Silvio Capello was -anders dan zijn achternaam deed vermoeden- kaal als een biljartbal. Een dun snorretje sierde de bovenlip van de nerveuze man. Mijn cliënt was de eigenaar van het aan de rand van Den Haag gelegen Italiaanse restaurant Ossobuco, dat bekend stond om zijn goede keuken en redelijke prijzen. De zaak liep als een trein, daar lag het probleem niet. “Drie jaar geleden had ik samen met een zakenpartner een pizzeria in Leiden,” vertelde Silvio. “Paolo Palermo heet de man. Aanvankelijk liep de samenwerking met hem prima, maar na verloop van tijd raakte Paolo steeds zwaarder aan cocaïne verslaafd. Er werd drugs gebruikt in onze tent, het was een komen en gaan van louche volk.”
Silvio had vervolgens afscheid van zijn zakenpartner genomen en restaurant Ossobuco geopend. Af en toe had hij nog contact met Paolo Palermo. De gesprekken gingen meestal over geld. Het huurcontract van de Leidse pizzeria stond op naam van mijn cliënt. Hij betaalde maandelijks de huur aan vastgoedondernemer Klaas Vens. Maar Paolo Palermo vergat op zijn beurt nog wel eens om de huur aan Silvio over te maken, zodat er financiële gaten ontstonden in de bedrijfsvoering van mijn cliënt. “Paolo laat rustig huurschulden van een half jaar ontstaan, ik kan dat niet meer bolwerken,” zei Silvio. “Daar komt bij dat de pizzeria inmiddels de uitvalsbasis voor de handel in harddrugs is geworden. Een rovershol. Er is de laatste maanden twee keer een schietpartij geweest. Ik ben er door de politie op aangesproken, omdat ik formeel de uitbater ben.” Silvio Capello had zijn oude makker Paolo diverse keren gevraagd om te stoppen met de drugshandel en zijn schulden te betalen, maar dat had weinig effect gehad. “Paolo leeft in zijn eigen wereld. Hij heeft allerlei duistere contacten in Napels. Laatst heeft hij een kerel op mij af gestuurd. Ik kreeg een paar klappen en brak een rib.”
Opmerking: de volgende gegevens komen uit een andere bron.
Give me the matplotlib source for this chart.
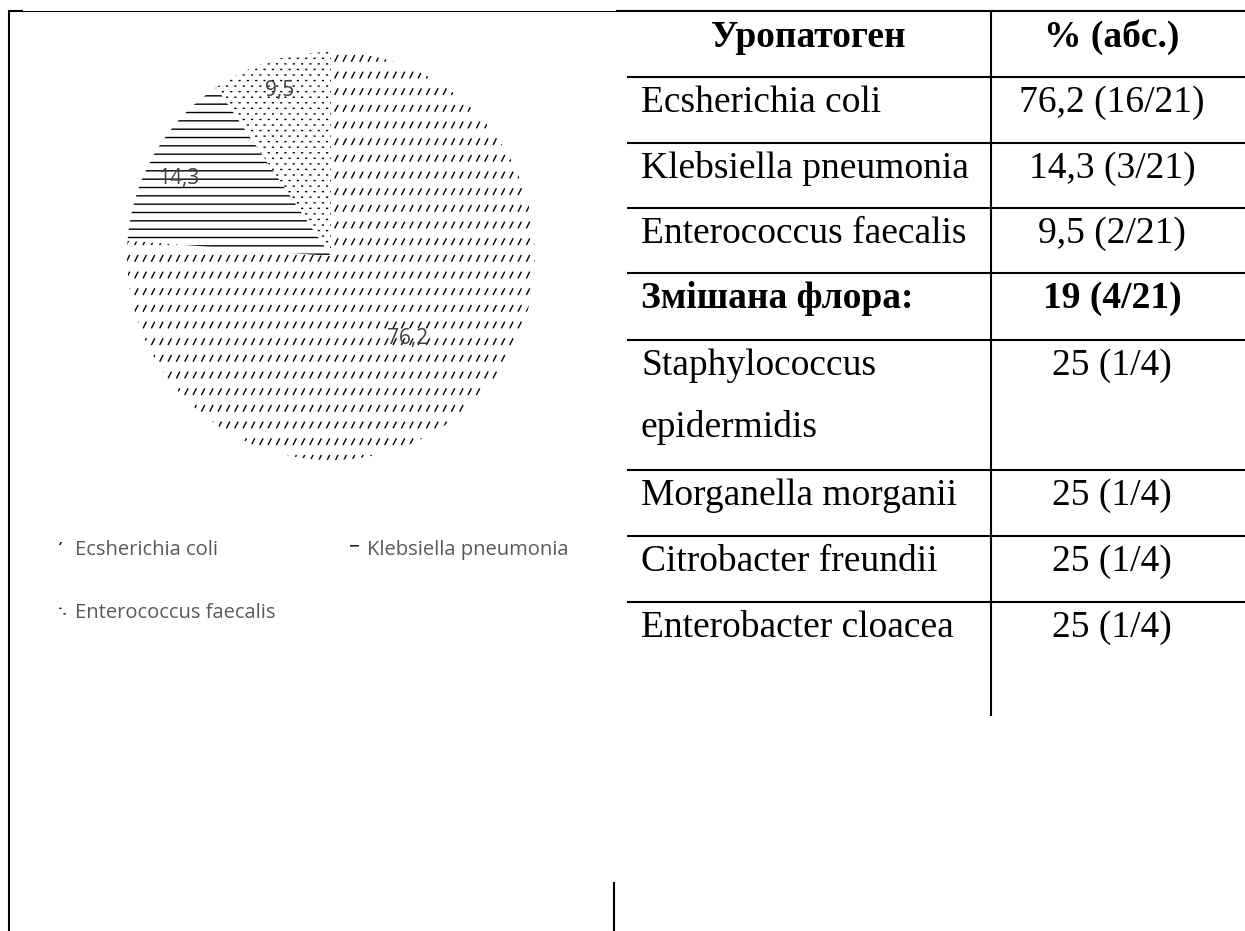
import warnings
import numpy as np
import matplotlib
matplotlib.use('Agg')
import matplotlib.pyplot as plt
from matplotlib import hatch as mhatch
from matplotlib.path import Path
from matplotlib.patches import Patch

warnings.filterwarnings('ignore')

# дані діаграми
uropathogens = ['Ecsherichia coli', 'Klebsiella pneumonia', 'Enterococcus faecalis']
shares = [76.2, 14.3, 9.5]
share_labels = ['76,2', '14,3', '9,5']
hatches = ['z', '--', 'y']

# дані таблиці
header = ['Уропатоген', '% (абс.)']
table_names = ['Ecsherichia coli', 'Klebsiella pneumonia', 'Enterococcus faecalis',
               'Змішана флора:', 'Staphylococcus\nepidermidis', 'Morganella morganii',
               'Citrobacter freundii', 'Enterobacter cloacea']
table_values = ['76,2 (16/21)', '14,3 (3/21)', '9,5 (2/21)', '19 (4/21)',
                '25 (1/4)', '25 (1/4)', '25 (1/4)', '25 (1/4)']
bold_rows = [3]


# штрихування як в Excel: ряди коротких косих рисок ('z')
class RowSlashes(mhatch.HatchPatternBase):
    def __init__(self, hatch, density):
        self.rows = hatch.count('z') * density
        self.cols = 2 * self.rows
        self.num_vertices = self.rows * self.cols * 2

    def set_vertices_and_codes(self, vertices, codes):
        ys = (np.arange(self.rows) + 0.5) / self.rows
        xs = (np.arange(self.cols) + 0.2) / self.cols
        X, Y = np.meshgrid(xs, ys)
        dx, dy = 0.028, 0.055
        v = np.empty((X.size, 2, 2))
        v[:, 0, 0] = X.ravel()
        v[:, 0, 1] = Y.ravel() - dy / 2
        v[:, 1, 0] = X.ravel() + dx
        v[:, 1, 1] = Y.ravel() + dy / 2
        vertices[:] = v.reshape(-1, 2)
        codes[0::2] = Path.MOVETO
        codes[1::2] = Path.LINETO


# дрібні точки в шаховому порядку ('y')
class FineDots(mhatch.HatchPatternBase):
    def __init__(self, hatch, density):
        n = hatch.count('y')
        self.cols = 2 * density * n
        self.rows = 3 * density * n
        self.num_vertices = self.rows * self.cols * 2

    def set_vertices_and_codes(self, vertices, codes):
        ys = (np.arange(self.rows) + 0.5) / self.rows
        pts = []
        for k, y in enumerate(ys):
            shift = 0.25 if k % 2 == 0 else 0.75
            for c in range(self.cols):
                pts.append(((c + shift) / self.cols, y))
        pts = np.array(pts)
        d = 0.004
        v = np.empty((len(pts), 2, 2))
        v[:, 0, 0] = pts[:, 0] - d
        v[:, 1, 0] = pts[:, 0] + d
        v[:, 0, 1] = pts[:, 1]
        v[:, 1, 1] = pts[:, 1]
        vertices[:] = v.reshape(-1, 2)
        codes[0::2] = Path.MOVETO
        codes[1::2] = Path.LINETO


mhatch._hatch_types.append(RowSlashes)
mhatch._hatch_types.append(FineDots)

# розмітка сторінки (пікселі)
W, H = 1245, 931
row_lines = [77, 143, 208, 273, 340, 470, 536, 602]
col1_left, col1_mid, col2_mid = 641, 808, 1112
serif = 'Liberation Serif'
sans = 'Open Sans'

fig = plt.figure(figsize=(W / 100, H / 100), dpi=100)
page = fig.add_axes([0, 0, 1, 1])
page.set_xlim(0, W)
page.set_ylim(H, 0)
page.axis('off')

kw = dict(color='black', solid_capstyle='butt')
page.plot([8, 616], [10.5, 10.5], lw=0.75, **kw)
page.plot([616, W], [10.5, 10.5], lw=1.5, **kw)
page.plot([8, 23], [10.5, 10.5], lw=1.5, **kw)
page.plot([9, 9], [10, H], lw=1.5, **kw)
page.plot([613.5, 613.5], [882, H], lw=1.5, **kw)
page.plot([991, 991], [10, 716], lw=1.5, **kw)
for y in row_lines:
    page.plot([627, W], [y, y], lw=1.5, **kw)

# таблиця
page.text(col1_mid, 47, header[0], family=serif, fontsize=27, weight='bold',
          ha='center', va='baseline')
page.text(col2_mid, 47, header[1], family=serif, fontsize=27, weight='bold',
          ha='center', va='baseline')
for i, (name, val) in enumerate(zip(table_names, table_values)):
    wt = 'bold' if i in bold_rows else 'normal'
    base = row_lines[i] + 35
    for j, part in enumerate(name.split('\n')):
        page.text(col1_left, base + j * 62, part, family=serif, fontsize=27,
                  weight=wt, ha='left', va='baseline')
    page.text(col2_mid, base, val, family=serif, fontsize=27, weight=wt,
              ha='center', va='baseline')

# кругова діаграма
cx, cy, r = 331, 256, 204
ax = fig.add_axes([(cx - r) / W, 1 - (cy + r) / H, 2 * r / W, 2 * r / H])
wedges, _ = ax.pie(shares, startangle=90, counterclock=False, radius=1,
                   colors=['white'] * 3,
                   wedgeprops=dict(edgecolor='black', linewidth=0))
for w, h in zip(wedges, hatches):
    w.set_hatch(h)
ax.set_xlim(-1, 1)
ax.set_ylim(-1, 1)
ax.set_aspect('equal')

label_r = [0.55, 0.84, 0.85]
label_shift = [0, 3, 0]  # кут, градуси
for w, lab, rr, sh in zip(wedges, share_labels, label_r, label_shift):
    mid = np.deg2rad((w.theta1 + w.theta2) / 2 + sh)
    ax.text(rr * np.cos(mid), rr * np.sin(mid), lab, family=sans, fontsize=15,
            color='#404040', ha='center', va='center')

# легенда (рядки: E. coli + Klebsiella, потім Enterococcus)
order = [0, 2, 1]
handles = [Patch(facecolor='white', edgecolor='black', linewidth=0, hatch=hatches[k])
           for k in order]
fig.legend(handles, [uropathogens[k] for k in order], loc='upper left',
           bbox_to_anchor=(58 / W, 1 - 540 / H), ncol=2, frameon=False,
           prop=dict(family=sans, size=14.5), labelcolor='#595959',
           handlelength=0.45, handleheight=0.45, handletextpad=0.4,
           columnspacing=3.7, labelspacing=2.15, borderpad=0, borderaxespad=0)

fig.savefig('out.png', dpi=100)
Ondertussen kwam het gevaar ook uit een andere hoek. Omdat Paolo naliet de huur te betalen, kon mijn cliënt geen betalingen doen aan huisbaas Klaas Vens. Dat was een man met weinig geduld. Silvio Capello kreeg nu ook bezoek van kompanen van Vens. Er moest betaald worden, was de boodschap. Mijn cliënt zat tussen twee vuren. Stress en angst grepen hem naar de keel. “Ik zou er alles voor over hebben om van dat probleem in Leiden af te zijn,” vertrouwde hij mij toe. Samen beraamden wij een plan om die wens in vervulling te laten gaan.
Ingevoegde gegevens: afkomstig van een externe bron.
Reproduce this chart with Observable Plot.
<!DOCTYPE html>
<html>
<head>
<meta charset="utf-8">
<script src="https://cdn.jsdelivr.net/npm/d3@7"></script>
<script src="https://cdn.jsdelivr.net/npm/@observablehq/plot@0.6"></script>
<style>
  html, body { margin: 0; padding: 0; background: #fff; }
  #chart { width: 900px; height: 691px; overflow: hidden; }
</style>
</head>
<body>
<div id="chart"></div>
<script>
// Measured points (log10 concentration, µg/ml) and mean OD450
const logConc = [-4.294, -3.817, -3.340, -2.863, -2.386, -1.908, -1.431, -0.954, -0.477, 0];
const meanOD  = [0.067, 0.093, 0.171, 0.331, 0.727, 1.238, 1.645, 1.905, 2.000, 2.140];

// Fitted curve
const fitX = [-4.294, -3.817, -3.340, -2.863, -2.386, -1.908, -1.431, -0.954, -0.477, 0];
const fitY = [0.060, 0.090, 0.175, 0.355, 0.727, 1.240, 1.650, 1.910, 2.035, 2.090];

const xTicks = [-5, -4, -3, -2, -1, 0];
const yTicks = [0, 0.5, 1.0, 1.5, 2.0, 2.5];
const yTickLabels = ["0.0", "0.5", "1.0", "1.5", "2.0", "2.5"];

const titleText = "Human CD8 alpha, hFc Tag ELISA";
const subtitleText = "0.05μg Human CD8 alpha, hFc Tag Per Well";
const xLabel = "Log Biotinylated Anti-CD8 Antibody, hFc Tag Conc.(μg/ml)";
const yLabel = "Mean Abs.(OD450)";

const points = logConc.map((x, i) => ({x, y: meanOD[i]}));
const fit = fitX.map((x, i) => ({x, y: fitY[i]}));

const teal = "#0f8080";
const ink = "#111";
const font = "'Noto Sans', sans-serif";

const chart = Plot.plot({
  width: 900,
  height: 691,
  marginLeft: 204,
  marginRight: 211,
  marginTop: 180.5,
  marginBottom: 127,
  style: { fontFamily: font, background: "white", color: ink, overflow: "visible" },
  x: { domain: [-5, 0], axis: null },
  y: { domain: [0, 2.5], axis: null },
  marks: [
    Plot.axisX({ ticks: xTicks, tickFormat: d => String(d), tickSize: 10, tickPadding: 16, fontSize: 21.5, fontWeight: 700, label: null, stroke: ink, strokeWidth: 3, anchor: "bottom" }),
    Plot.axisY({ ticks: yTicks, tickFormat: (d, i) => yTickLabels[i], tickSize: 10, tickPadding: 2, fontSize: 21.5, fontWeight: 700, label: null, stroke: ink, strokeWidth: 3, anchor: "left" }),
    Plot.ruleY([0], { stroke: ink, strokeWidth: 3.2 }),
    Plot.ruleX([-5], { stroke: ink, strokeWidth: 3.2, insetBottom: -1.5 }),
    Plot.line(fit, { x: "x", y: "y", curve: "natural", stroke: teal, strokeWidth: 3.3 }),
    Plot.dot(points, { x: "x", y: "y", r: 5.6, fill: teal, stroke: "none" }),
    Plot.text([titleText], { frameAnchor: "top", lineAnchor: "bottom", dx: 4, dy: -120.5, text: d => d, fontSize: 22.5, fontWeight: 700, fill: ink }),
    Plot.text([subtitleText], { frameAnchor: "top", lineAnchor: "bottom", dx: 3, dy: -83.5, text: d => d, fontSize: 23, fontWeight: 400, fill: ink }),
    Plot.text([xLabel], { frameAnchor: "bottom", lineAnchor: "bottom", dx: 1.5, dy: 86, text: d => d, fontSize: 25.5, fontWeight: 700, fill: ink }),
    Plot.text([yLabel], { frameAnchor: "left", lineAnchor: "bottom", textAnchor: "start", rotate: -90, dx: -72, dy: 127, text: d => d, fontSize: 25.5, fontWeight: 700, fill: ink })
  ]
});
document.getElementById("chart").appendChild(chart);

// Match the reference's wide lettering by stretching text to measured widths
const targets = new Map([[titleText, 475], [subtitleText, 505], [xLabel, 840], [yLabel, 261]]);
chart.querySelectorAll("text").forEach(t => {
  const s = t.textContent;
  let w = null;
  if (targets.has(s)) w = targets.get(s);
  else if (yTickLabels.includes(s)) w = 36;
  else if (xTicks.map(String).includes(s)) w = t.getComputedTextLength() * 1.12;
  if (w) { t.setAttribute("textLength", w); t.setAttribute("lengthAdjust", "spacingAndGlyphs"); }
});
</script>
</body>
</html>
Ik bracht een bezoek aan Klaas Vens. De kampbewoner ontving mij vriendelijk. “Kunt u ermee leven indien de huurovereenkomst met Silvio Capello eindigt en u vervolgens de pizzeria in handen krijgt?”, vroeg ik hem. Dat vond Vens een prima idee. Zijn advocaat vervaardigde vervolgens een dagvaarding waarin de ontruiming van de pizzeria werd gevorderd in verband met een huurschuld. Mijn cliënt liet op de dag dat hij voor de rechter moest verschijnen bewust verstek gaan. Er volgde een ontruimingsvonnis, dat vorige week door de deurwaarder werd geëxecuteerd. Klaas Vens was met een aantal vrienden aanwezig toen het personeel uit de pizzeria werd verwijderd en het slot van de voordeur werd vervangen. De schreeuwende Paolo Palermo en zijn kornuiten maakten geen enkele indruk op de man. Vens had feitelijk het probleem van mijn cliënt overgenomen en opgelost. Die avond ontving de opgeluchte Silvio Capello mij met open armen in zijn stampvolle restaurant Ossobuco.